What if you approached your identity the same way? Instead of being a fixed object with permanent properties, you become a collection of functions that transform inputs into outputs. When life throws you a challenge, you don't react from your ego's stored beliefs—you respond purely based on the situation at hand.

This connects to something deeper in mathematics and computer science. There's a principle called the Curry-Howard correspondence that shows how logical propositions map directly to types in programming languages. It means that proving a theorem is equivalent to writing a correct program.

Your ego wants to maintain consistent beliefs about yourself, even when they're wrong. But functional thinking lets you treat each moment as a fresh computation. No baggage from previous states, no defensive reactions to protect your self-image.

Category theory takes this even further. It's the mathematics of how different systems relate to each other. Everything—from your morning coffee routine to quantum mechanics—can be understood as transformations between categories.

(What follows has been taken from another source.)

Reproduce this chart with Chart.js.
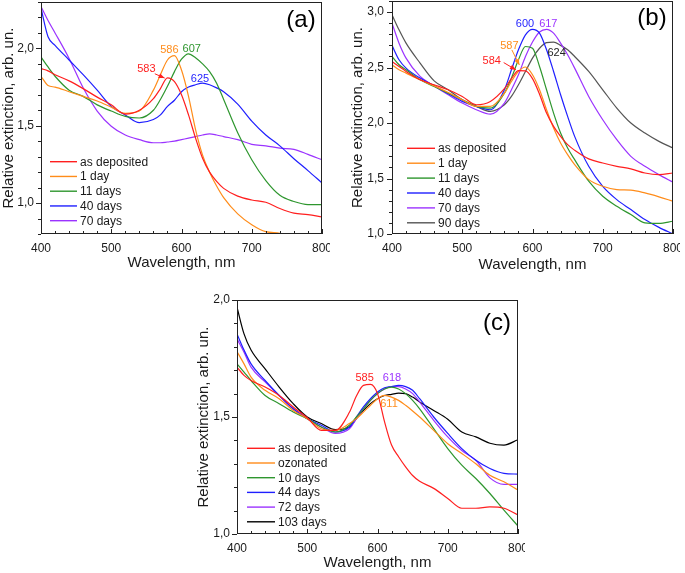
<!DOCTYPE html>
<html><head><meta charset="utf-8">
<script src="https://cdn.jsdelivr.net/npm/chart.js@4/dist/chart.umd.min.js"></script>
<style>
html,body{margin:0;padding:0;background:#fff;}
body{width:685px;height:573px;position:relative;overflow:hidden;}
canvas{position:absolute;}
</style></head><body>
<canvas id="ca" width="330" height="275" style="left:0;top:0"></canvas>
<canvas id="cb" width="335" height="275" style="left:345px;top:0"></canvas>
<canvas id="cc" width="330" height="288" style="left:195px;top:285px"></canvas>
<script>
// ---------- shared wavelength grid (nm) ----------
const wl = [400,410,420,440,460,480,500,520,540,560,570,580,590,600,610,620,630,640,650,660,680,700,720,740,760,780,800];
const xTicks = [400,500,600,700,800];

// ---------- panel (a) ----------
const aLabels = ['as deposited','1 day','11 days','40 days','70 days'];
const aColors = ['#ff1f1f','#ff8c1a','#2e962e','#1f1fff','#9b33ff'];
const aDeposited = [1.87,1.855,1.83,1.79,1.74,1.685,1.635,1.575,1.60,1.675,1.74,1.81,1.785,1.70,1.57,1.42,1.29,1.20,1.14,1.095,1.045,1.02,1.005,0.965,0.935,0.925,0.91];
const aOneDay    = [1.82,1.76,1.75,1.72,1.69,1.66,1.62,1.58,1.595,1.73,1.83,1.925,1.953,1.86,1.69,1.475,1.31,1.20,1.11,1.035,0.93,0.86,0.815,0.805,0.78,0.76,0.74];
const aEleven    = [1.945,1.88,1.82,1.73,1.69,1.635,1.595,1.56,1.55,1.60,1.67,1.755,1.85,1.93,1.965,1.94,1.90,1.85,1.775,1.67,1.455,1.28,1.145,1.05,1.01,0.99,0.99];
const aForty     = [2.26,2.075,2.02,1.925,1.83,1.73,1.625,1.57,1.52,1.54,1.57,1.625,1.665,1.72,1.75,1.765,1.775,1.765,1.745,1.72,1.64,1.53,1.44,1.37,1.287,1.21,1.13];
const aSeventy   = [2.27,2.18,2.10,1.935,1.745,1.595,1.497,1.44,1.41,1.39,1.39,1.395,1.40,1.41,1.42,1.43,1.44,1.447,1.44,1.43,1.41,1.38,1.37,1.355,1.347,1.315,1.28];
const aYTicks = [1.0,1.5,2.0];
const aPeaks = [
  {t:'583', x:550, y:1.865, c:0, ax:[562,1.836,576,1.808]},
  {t:'586', x:582.7, y:1.99, c:1},
  {t:'607', x:614.5, y:1.994, c:2},
  {t:'625', x:626.3, y:1.80, c:3}
];

// ---------- panel (b) ----------
const bLabels = ['as deposited','1 day','11 days','40 days','70 days','90 days'];
const bColors = ['#ff1f1f','#ff8c1a','#2e962e','#1f1fff','#9b33ff','#555555'];
const bDeposited = [2.554,2.51,2.465,2.39,2.345,2.30,2.24,2.165,2.195,2.31,2.40,2.473,2.47,2.40,2.26,2.09,1.97,1.88,1.805,1.755,1.677,1.64,1.61,1.587,1.55,1.535,1.55];
const bOneDay    = [2.525,2.48,2.45,2.39,2.335,2.275,2.21,2.15,2.15,2.27,2.375,2.465,2.505,2.435,2.30,2.12,1.955,1.82,1.715,1.625,1.49,1.43,1.40,1.395,1.37,1.335,1.295];
const bEleven    = [2.60,2.525,2.48,2.39,2.33,2.27,2.21,2.15,2.135,2.27,2.405,2.57,2.69,2.674,2.51,2.30,2.09,1.91,1.775,1.67,1.476,1.34,1.25,1.175,1.10,1.095,1.115];
const bForty     = [2.70,2.57,2.495,2.405,2.335,2.265,2.195,2.15,2.12,2.30,2.48,2.66,2.795,2.845,2.81,2.66,2.465,2.255,2.06,1.88,1.61,1.43,1.31,1.22,1.13,1.06,1.00];
const bSeventy   = [2.90,2.72,2.585,2.42,2.335,2.255,2.18,2.12,2.08,2.18,2.30,2.435,2.60,2.73,2.82,2.845,2.81,2.72,2.615,2.495,2.24,2.03,1.85,1.70,1.61,1.535,1.467];
const bNinety    = [2.975,2.84,2.72,2.54,2.38,2.30,2.21,2.15,2.105,2.165,2.24,2.345,2.465,2.585,2.674,2.725,2.73,2.70,2.66,2.60,2.465,2.30,2.135,2.00,1.91,1.835,1.775];
const bYTicks = [1.0,1.5,2.0,2.5,3.0];
const bPeaks = [
  {t:'584', x:542, y:2.563, c:0, ax:[559,2.545,576.5,2.479]},
  {t:'587', x:567, y:2.698, c:1, ax:[570.6,2.659,581.3,2.524]},
  {t:'600', x:589.3, y:2.892, c:3},
  {t:'617', x:622.5, y:2.892, c:4},
  {t:'624', x:634.4, y:2.635, c:5, dark:true}
];

// ---------- panel (c) ----------
const cLabels = ['as deposited','ozonated','10 days','44 days','72 days','103 days'];
const cColors = ['#ff1f1f','#ff8c1a','#2e962e','#1f1fff','#9b33ff','#000000'];
const cDeposited = [1.713,1.678,1.656,1.628,1.592,1.543,1.497,1.443,1.443,1.52,1.59,1.635,1.639,1.60,1.48,1.38,1.33,1.287,1.25,1.225,1.195,1.152,1.11,1.11,1.116,1.11,1.081];
const cOzonated  = [1.78,1.727,1.67,1.614,1.578,1.528,1.493,1.45,1.443,1.472,1.493,1.521,1.55,1.578,1.592,1.585,1.571,1.55,1.526,1.50,1.443,1.386,1.344,1.30,1.251,1.223,1.188];
const cTen       = [1.727,1.692,1.656,1.592,1.557,1.521,1.493,1.457,1.436,1.465,1.50,1.535,1.571,1.60,1.62,1.628,1.62,1.60,1.571,1.535,1.45,1.365,1.294,1.237,1.173,1.102,1.034];
const cFortyFour = [1.855,1.786,1.727,1.656,1.592,1.535,1.493,1.465,1.436,1.457,1.50,1.543,1.578,1.607,1.625,1.63,1.635,1.63,1.614,1.578,1.50,1.43,1.365,1.315,1.28,1.259,1.256];
const cSeventyTwo= [1.834,1.777,1.713,1.65,1.592,1.535,1.493,1.457,1.43,1.45,1.493,1.535,1.571,1.60,1.62,1.63,1.63,1.62,1.60,1.564,1.486,1.415,1.357,1.315,1.24,1.212,1.212];
const cHundred3  = [1.969,1.855,1.786,1.706,1.628,1.557,1.50,1.472,1.446,1.457,1.493,1.528,1.557,1.578,1.592,1.597,1.602,1.60,1.585,1.564,1.528,1.49,1.436,1.415,1.388,1.38,1.403];
const cYTicks = [1.0,1.5,2.0];
const cPeaks = [
  {t:'585', x:581.7, y:1.666, c:0},
  {t:'618', x:620.6, y:1.666, c:4},
  {t:'611', x:616.4, y:1.554, c:1}
];

const FONT = "'Liberation Sans', Arial, Helvetica, sans-serif";
const TXT = '#1a1a1a';
Chart.defaults.font.family = FONT;

const decor = {
  id: 'decor',
  afterDatasetsDraw(chart, args, o) {
    const {ctx, chartArea: ca, scales: {x, y}} = chart;
    ctx.save();
    ctx.strokeStyle = '#222'; ctx.lineWidth = 1;
    // frame
    ctx.strokeRect(Math.round(ca.left) + 0.5, Math.round(ca.top) + 0.5,
                   Math.round(ca.right - ca.left) - 1, Math.round(ca.bottom - ca.top) - 1);
    ctx.beginPath();
    for (let v = 400; v <= 800; v += 20) {
      const px = Math.round(x.getPixelForValue(v)) + 0.5;
      const L = v % 100 === 0 ? 5 : 3;
      ctx.moveTo(px, ca.bottom); ctx.lineTo(px, ca.bottom - L);
    }
    for (let k = Math.ceil(y.min * 10 - 1e-6); k <= Math.floor(y.max * 10 + 1e-6); k++) {
      const py = Math.round(y.getPixelForValue(k / 10)) + 0.5;
      const L = k % 5 === 0 ? 5 : 3;
      ctx.moveTo(ca.left, py); ctx.lineTo(ca.left - L, py);
    }
    ctx.stroke();
    // legend
    const ds = chart.data.datasets;
    ctx.font = '12px ' + FONT;
    ctx.textBaseline = 'middle'; ctx.textAlign = 'left';
    ds.forEach((d, i) => {
      const yy = ca.bottom - o.legTop + i * o.legStep;
      ctx.strokeStyle = d.borderColor; ctx.lineWidth = 1.4;
      ctx.beginPath(); ctx.moveTo(ca.left + o.legX0, yy); ctx.lineTo(ca.left + o.legX1, yy); ctx.stroke();
      ctx.fillStyle = TXT;
      ctx.fillText(d.label, ca.left + o.legX1 + 3, yy + 0.5);
    });
    // peak labels
    ctx.font = '11px ' + FONT; ctx.textAlign = 'center';
    o.peaks.forEach(p => {
      const col = p.dark ? '#222' : ds[p.c].borderColor;
      ctx.fillStyle = col;
      ctx.fillText(p.t, x.getPixelForValue(p.x), y.getPixelForValue(p.y));
      if (p.ax) {
        const x1 = x.getPixelForValue(p.ax[0]), y1 = y.getPixelForValue(p.ax[1]);
        const x2 = x.getPixelForValue(p.ax[2]), y2 = y.getPixelForValue(p.ax[3]);
        ctx.strokeStyle = col; ctx.lineWidth = 1;
        ctx.beginPath(); ctx.moveTo(x1, y1); ctx.lineTo(x2, y2); ctx.stroke();
        const a = Math.atan2(y2 - y1, x2 - x1);
        ctx.beginPath();
        ctx.moveTo(x2, y2);
        ctx.lineTo(x2 - 6 * Math.cos(a) + 2.5 * Math.sin(a), y2 - 6 * Math.sin(a) - 2.5 * Math.cos(a));
        ctx.lineTo(x2 - 6 * Math.cos(a) - 2.5 * Math.sin(a), y2 - 6 * Math.sin(a) + 2.5 * Math.cos(a));
        ctx.closePath(); ctx.fill();
      }
    });
    // panel letter
    ctx.font = '24px ' + FONT; ctx.fillStyle = '#000';
    ctx.fillText(o.letter, ca.right - 21, ca.top + o.letterDy);
    ctx.restore();
  }
};

function makeChart(id, p) {
  const datasets = p.series.map((arr, i) => ({
    label: p.labels[i],
    data: wl.map((w, j) => ({x: w, y: arr[j]})),
    borderColor: p.colors[i],
    borderWidth: 1.2,
    pointRadius: 0,
    fill: false,
    cubicInterpolationMode: 'monotone'
  }));
  return new Chart(document.getElementById(id), {
    type: 'line',
    data: {datasets},
    plugins: [decor],
    options: {
      responsive: false, animation: false, events: [],
      layout: {padding: {left: 0, right: p.padR, top: p.padT, bottom: 0}},
      plugins: {
        legend: {display: false}, tooltip: {enabled: false},
        decor: {peaks: p.peaks, letter: p.letter, letterDy: p.letterDy,
                legTop: p.legTop, legStep: p.legStep, legX0: p.legX0, legX1: p.legX1}
      },
      scales: {
        x: {
          type: 'linear', min: 400, max: 800,
          grid: {display: false, drawTicks: false}, border: {display: false},
          ticks: {font: {size: 12}, color: TXT, padding: 7, maxRotation: 0, autoSkip: false},
          afterBuildTicks: s => { s.ticks = xTicks.map(v => ({value: v})); },
          afterFit: s => { s.height = p.xH; s.paddingLeft = 0; s.paddingRight = 0; },
          title: {display: true, text: 'Wavelength, nm', color: TXT, font: {size: 15}, padding: {top: 0, bottom: p.xTitlePad}}
        },
        y: {
          type: 'linear', min: p.yMin, max: p.yMax,
          grid: {display: false, drawTicks: false}, border: {display: false},
          ticks: {font: {size: 12}, color: TXT, padding: p.yTickPad, autoSkip: false,
                  callback: v => v.toFixed(1).replace('.', ',')},
          afterBuildTicks: s => { s.ticks = p.yTicks.map(v => ({value: v})); },
          afterFit: s => { s.width = p.yW; s.paddingTop = 0; s.paddingBottom = 0; },
          title: {display: true, text: 'Relative extinction, arb. un.', color: TXT, font: {size: 15}, padding: {top: p.yTitlePad, bottom: 0}}
        }
      }
    }
  });
}

makeChart('ca', {
  series: [aDeposited, aOneDay, aEleven, aForty, aSeventy], labels: aLabels, colors: aColors,
  yMin: 0.8, yMax: 2.3, yTicks: aYTicks, peaks: aPeaks, letter: '(a)', letterDy: 18,
  padR: 8, padT: 2, xH: 41, yW: 41, xTitlePad: 3, yTitlePad: 0, yTickPad: 7,
  legTop: 72.3, legStep: 14.75, legX0: 9, legX1: 36
});
makeChart('cb', {
  series: [bDeposited, bOneDay, bEleven, bForty, bSeventy, bNinety], labels: bLabels, colors: bColors,
  yMin: 1.0, yMax: 3.1, yTicks: bYTicks, peaks: bPeaks, letter: '(b)', letterDy: 17,
  padR: 7, padT: 1, xH: 41, yW: 47, xTitlePad: 1, yTitlePad: 4, yTickPad: 8,
  legTop: 85.7, legStep: 14.9, legX0: 15, legX1: 43
});
makeChart('cc', {
  series: [cDeposited, cOzonated, cTen, cFortyFour, cSeventyTwo, cHundred3], labels: cLabels, colors: cColors,
  yMin: 1.0, yMax: 2.0, yTicks: cYTicks, peaks: cPeaks, letter: '(c)', letterDy: 23,
  padR: 7, padT: 15, xH: 39, yW: 42, xTitlePad: 1, yTitlePad: 0, yTickPad: 7,
  legTop: 85.7, legStep: 14.7, legX0: 10, legX1: 38
});
</script>
</body></html>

Your mind constantly builds abstractions. You take raw sensory data and transform it into concepts, then transform those concepts into beliefs, then transform those beliefs into actions. Every thought is a function call in this vast computational process.

The ego tries to shortcut this process by storing fixed beliefs about who you are. But that's like hardcoding values instead of letting the function compute them fresh each time.

Here's what changes when you think functionally about yourself:

You stop defending outdated beliefs about who you are. When someone criticizes your code, you don't take it personally—you evaluate the feedback as pure input and generate an appropriate response.

You become more adaptable. Instead of "I'm not a math person" (fixed object property), you think "I haven't learned this math concept yet" (transformable state).

You reduce cognitive overhead. Object-oriented egos carry tons of baggage—past failures, social expectations, image management. Functional thinking processes each situation cleanly without dragging along irrelevant history.

There's one more programming concept that's useful here: the fallback function.

In code, a fallback function handles unexpected situations gracefully. When something goes wrong, it provides a default response to keep the system stable.

Your sense of self works the same way. When faced with the overwhelming complexity of existence, your mind creates the illusion of a separate, bounded self as a fallback. It's a default response that helps you navigate the world without getting lost in the cosmic complexity.

But here's the insight: once you recognize the self as just a fallback function, you can start to see the deeper connections it normally obscures.

The ego wants to maintain the illusion of separation because that's its job—to be the fallback that makes sense of chaos. But functional thinking lets you step outside that default response.

Instead of clinging to a rigid self-image, you can rewrite your mental programs. You can choose adaptability over rigidity, fresh computation over cached beliefs, pure functions over stateful objects.

The goal isn't to eliminate the ego entirely—even functional programs need some state management. It's to recognize when you're running on defaults versus when you're computing fresh responses to the actual situation in front of you.